REPRESENTATIVE McGUIRE remarked, "And I appreciate that, Senator
Torgerson; I just want to make sure that there might be some
incentive to try to get that through as quickly as possible."
SENATOR TORGERSON offered his belief that the incentive would be
more money for DNR's budget.
Number 0839
JERRY BOOTH, Representative, Teck Cominco Alaska Inc., testified
via teleconference. Mr. Booth noted that Teck Cominco was the
operator of the Red Dog Mine, north of Kotzebue, and was
interested in locating a potential energy source to replace the
extensive use of diesel fuel. He said the Red Dog Mine has
produced over a million tons of zinc and lead concentrate each
year and shipped that product to the "DMTS" facility, south of
Kivalina, for three months of each year. Mr. Booth told the
committee that to crush the ore and make the concentrate
requires [approximately] 28 megawatts of power and uses over 18
million gallons of diesel fuel each year.
Number 0751
MR. BOOTH spoke about Teck Cominco Alaska's search for low-
pressure methane gas and black shale that occur near the mine.
He said the area surrounding the mine where there are
indications of gas is rolling hills and rugged mountains, and
much different from the Matanuska Valley or Prudhoe Bay. He
mentioned the rugged nature of the region and the need to have a
more flexible definition of the depth limitations for a shallow
gas lease. Mr. Booth referred to AS 38.05.177, subsection (a),
paragraph (1), which he suggested would assist the state and the
leaseholder in knowing what area would be part of the lease. He
explained that Teck Cominco Alaska currently holds four state
shallow gas leases for a total of 23,000 acres, and NANA
Regional Corporation, owner of the Red Dog Mine, controls nearly
100,000 acres of adjoining land to the east. Mr. Booth
indicated that the total acreage of the two companies was about
123,000 acres.
Number 0670
MR. BOOTH explained that to adequately cover a resource target
or concept takes considerable acreage; he offered support for
the increase in the acreage. He said surface ownership in this
portion of Alaska is fairly straightforward and has three major
landowners: the National Park Service (NPS), the State of
Alaska, and private lands of NANA. Mr. Booth said addressing
the surface owners separately was not an issue for [Teck
Cominco]. He said the development of shallow gas in Northwest
Alaska has many impediments, and other areas of Alaska share
some that they don't. Mr. Booth suggested that location was the
major impediment due to access and the ability to bring large
equipment in and out only in the summer months. He maintained
that the lack of roads in the area and the desire and need to
maintain the pristine nature of the region were a high cost-and-
time impediment. Mr. Booth offered his belief that it would be
very difficult, if not impossible, to cast a shallow gas lease
in that part of Alaska within the three years provided in the
current lease when work is seasonal.
MR. BOOTH remarked:
Logic would say that a lease should be at least five
years for a primary term, with renewal options as
provided in the current lease, and someone may want to
consider an amendment to cover that. ... [As]
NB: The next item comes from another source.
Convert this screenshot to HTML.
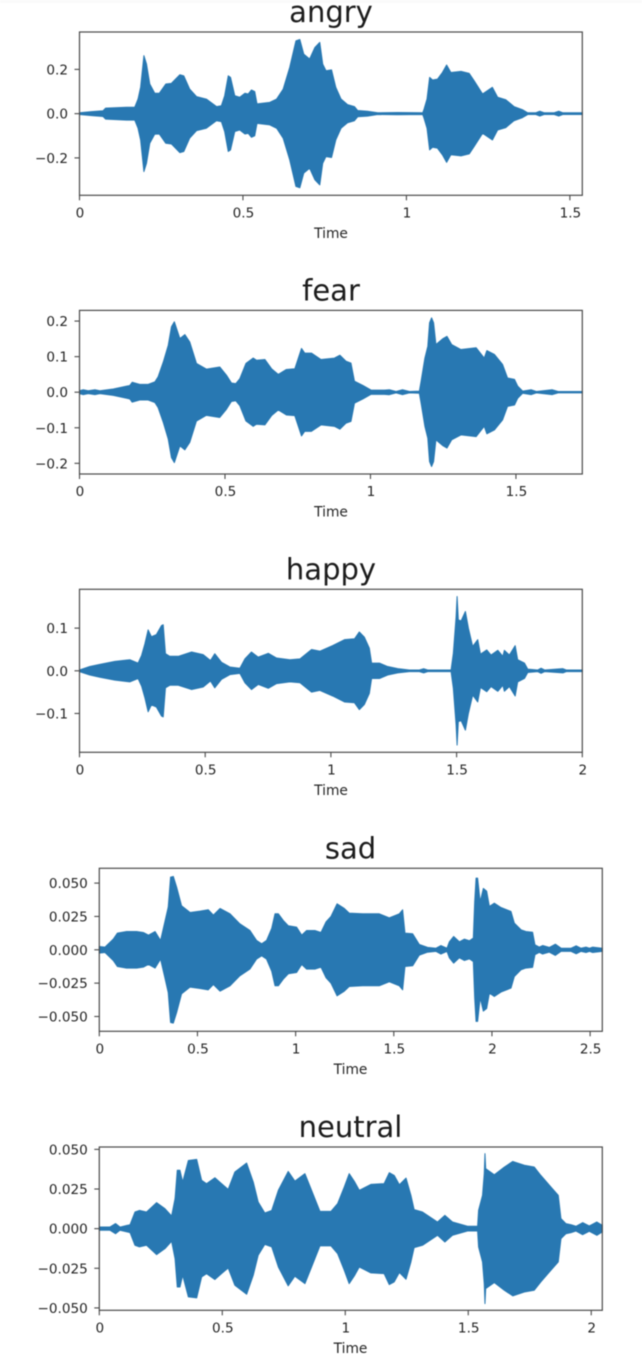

provided in this legislation, we support the five-year
term with renewal options.
Number 0558
MR. BOOTH said arctic Alaska would always present numerous
challenges not present elsewhere, and Teck Cominco Alaska
addresses many of those challenges each day at the Red Dog Mine.
He told the committee that passing this legislation would
address a major challenge and impediment that [Teck Cominco]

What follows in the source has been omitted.